Let $v_j \in V$, then since by construction $\phi(v_j) \in V$ can be written as $\phi(v_j)$ can be written as a basic element of $V$. Let $\beta = \{v_1, \cdots, v_n\}$. Then $\phi(v_j) = [\phi(v_j)]_{\beta} [v]_{\beta} = \sum_{i} a_{ji} v_i$. If we introduce inner product such that $\langle v_i, v_j \rangle = \delta_{ij}$, then I have $\langle \phi(v_i), v_k \rangle =\langle \sum_ja_{ij} v_j, v_k \rangle = a_{ik}$. But this does not give $a_{ij} =0$ whenver $i>j$...

Answer 1

This can be proved by induction. If $n=1$, the statement is trivial. Let $n\in\Bbb N$ and assume that the statement holds for any $n$-dimensional vector space. Let $\phi$ be a linear map from a vector space $V$ with dimension $n+1$ into itself.
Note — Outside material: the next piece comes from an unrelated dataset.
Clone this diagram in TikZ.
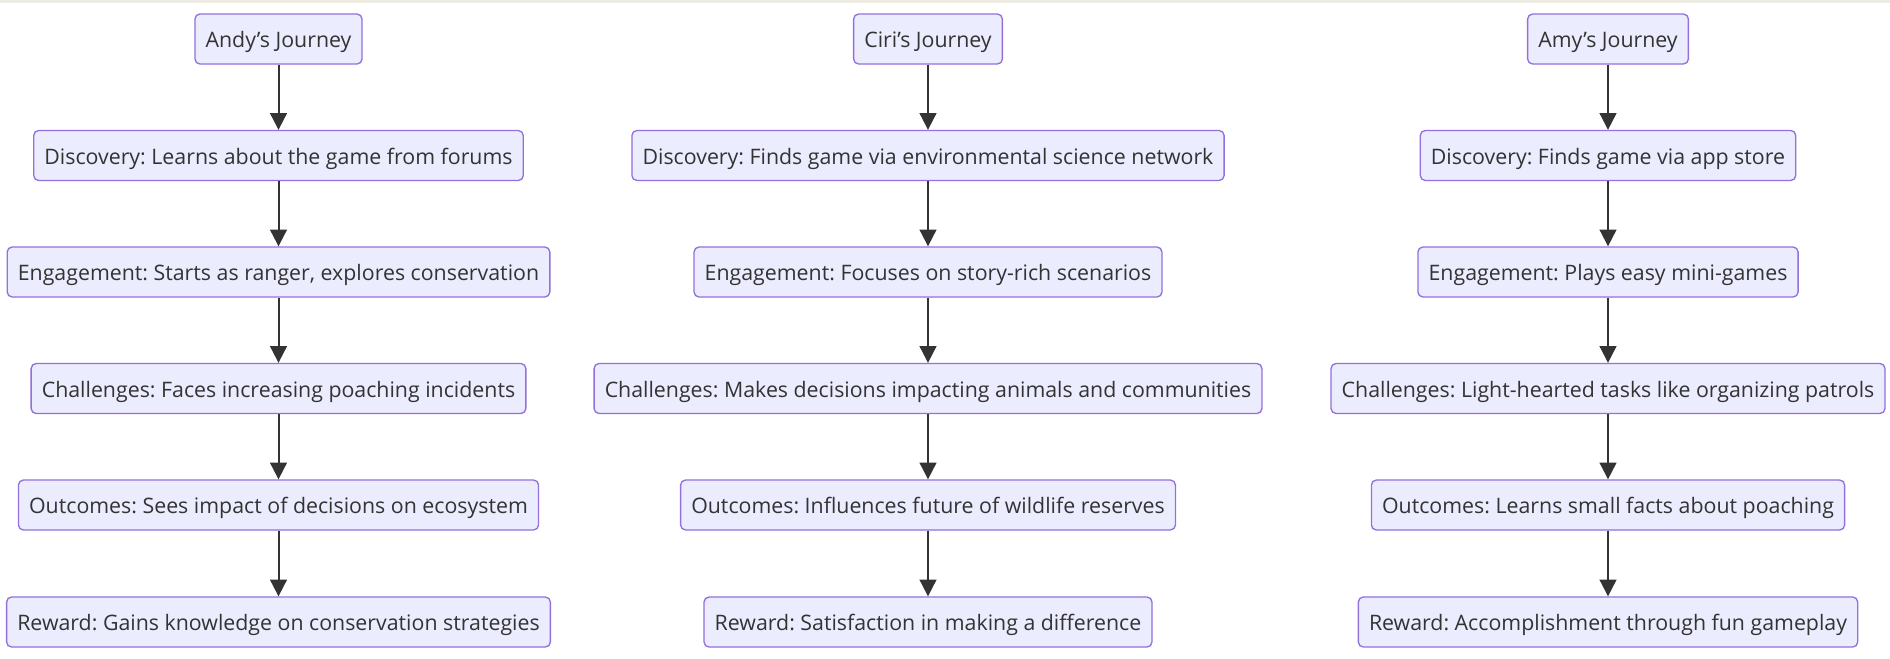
\documentclass[tikz,border=0pt]{standalone}
\usepackage{fontspec}
\setmainfont{Open Sans}
\usetikzlibrary{arrows.meta}
\definecolor{boxfill}{HTML}{ECECFF}
\definecolor{boxline}{HTML}{9370DB}
\definecolor{ink}{HTML}{333333}
\definecolor{topbar}{HTML}{EDEDE4}
\frenchspacing
\begin{document}
\begin{tikzpicture}[x=0.75pt,y=0.75pt,
  stage/.style={draw=boxline,fill=boxfill,line width=1pt,rounded corners=3.75pt,
    minimum height=37.5pt,inner xsep=8pt,inner ysep=0pt,text=ink,
    text height=15pt,text depth=1.6pt,
    font=\fontsize{16}{19}\selectfont},
  flow/.style={draw=ink,line width=1.5pt,-{Triangle[length=12.5pt,width=12.5pt]}}]
\fill[white] (0,0) rectangle (1890,-658);
\fill[topbar] (0,0) rectangle (1890,-3);
% Andy
\node[stage] (andy) at (278.5,-39) {Andy’s Journey};
\node[stage] (andydisc) at (278.5,-155.5) {Discovery: Learns about the game from forums};
\node[stage] (andyeng) at (278.5,-272) {Engagement: Starts as ranger, explores conservation};
\node[stage] (andychal) at (278.5,-388.5) {Challenges: Faces increasing poaching incidents};
\node[stage] (andyout) at (278.5,-505) {Outcomes: Sees impact of decisions on ecosystem};
\node[stage] (andyrew) at (278.5,-622) {Reward: Gains knowledge on conservation strategies};
% Ciri
\node[stage] (ciri) at (928,-39) {Ciri’s Journey};
\node[stage] (ciridisc) at (928,-155.5) {Discovery: Finds game via environmental science network};
\node[stage] (cirieng) at (928,-272) {Engagement: Focuses on story-rich scenarios};
\node[stage] (cirichal) at (928,-388.5) {Challenges: Makes decisions impacting animals and communities};
\node[stage] (ciriout) at (928,-505) {Outcomes: Influences future of wildlife reserves};
\node[stage] (cirirew) at (928,-622) {Reward: Satisfaction in making a difference};
% Amy
\node[stage] (amy) at (1608,-39) {Amy’s Journey};
\node[stage] (amydisc) at (1608,-155.5) {Discovery: Finds game via app store};
\node[stage] (amyeng) at (1608,-272) {Engagement: Plays easy mini-games};
\node[stage] (amychal) at (1608,-388.5) {Challenges: Light-hearted tasks like organizing patrols};
\node[stage] (amyout) at (1608,-505) {Outcomes: Learns small facts about poaching};
\node[stage] (amyrew) at (1608,-622) {Reward: Accomplishment through fun gameplay};
% arrows
\draw[flow] (andy) -- (andydisc);
\draw[flow] (andydisc) -- (andyeng);
\draw[flow] (andyeng) -- (andychal);
\draw[flow] (andychal) -- (andyout);
\draw[flow] (andyout) -- (andyrew);
\draw[flow] (ciri) -- (ciridisc);
\draw[flow] (ciridisc) -- (cirieng);
\draw[flow] (cirieng) -- (cirichal);
\draw[flow] (cirichal) -- (ciriout);
\draw[flow] (ciriout) -- (cirirew);
\draw[flow] (amy) -- (amydisc);
\draw[flow] (amydisc) -- (amyeng);
\draw[flow] (amyeng) -- (amychal);
\draw[flow] (amychal) -- (amyout);
\draw[flow] (amyout) -- (amyrew);
\end{tikzpicture}
\end{document}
Since $K$ is algebraically closed, the characteristic polynomial of $\phi$ has some root in $K$; in other words, $\phi$ has some eigenvector $v\in V$. Let $U$ be a subspace of $V$ such that $V=Kv\bigoplus U$ and let $\pi\colon V\longrightarrow U$ be the projection from $V$ onto $U$ parallel to $Kv$ (that is, if $\lambda\in K$ and $u\in U$, then $\pi(\lambda v+u)=u$). Consider the map $\psi\colon U\longrightarrow U$ defined by $\psi(w)=\pi\bigl(\phi(w)\bigr)$. Then, by the induction hypothesis, there is some basis $B=\{u_1,\ldots,u_n\}$ of $U$ such that the matrix of $\psi$ with respect to $B$ is upper triangular. So, for each $k\in\{1,2,\ldots,n\}$, $\phi(v_k)$ is a linear combination of $v,v_1,v_2,\ldots,v_k$. In other words, if $B_v=\{v,v_1,v_2,\ldots,v_k\}$ then the matrix of $\phi$ with respect to $B_v$ is upper triangular.

Answer 2

Ok, so if this is too overkill/simple of an answer feel free to ignore me, but for any finite-dimensional vector space, $V$, over an algebraically closed field (this assumption is very important), your desired basis $\{v_{1},\dots, v_{n}\}$, that forces $a_{ij} = 0$ whenever $i > j$, always exists due to the fact that the matrix of any linear map that acts on such $V$ is similar to the Jordan Canonical Form. The basis for this is composed of the basis of each of the invariant subspaces corresponding to each Jordan Block of the Canonical Form.

P.S. I will be following this post to see if there's a different, more clever proof of this fact!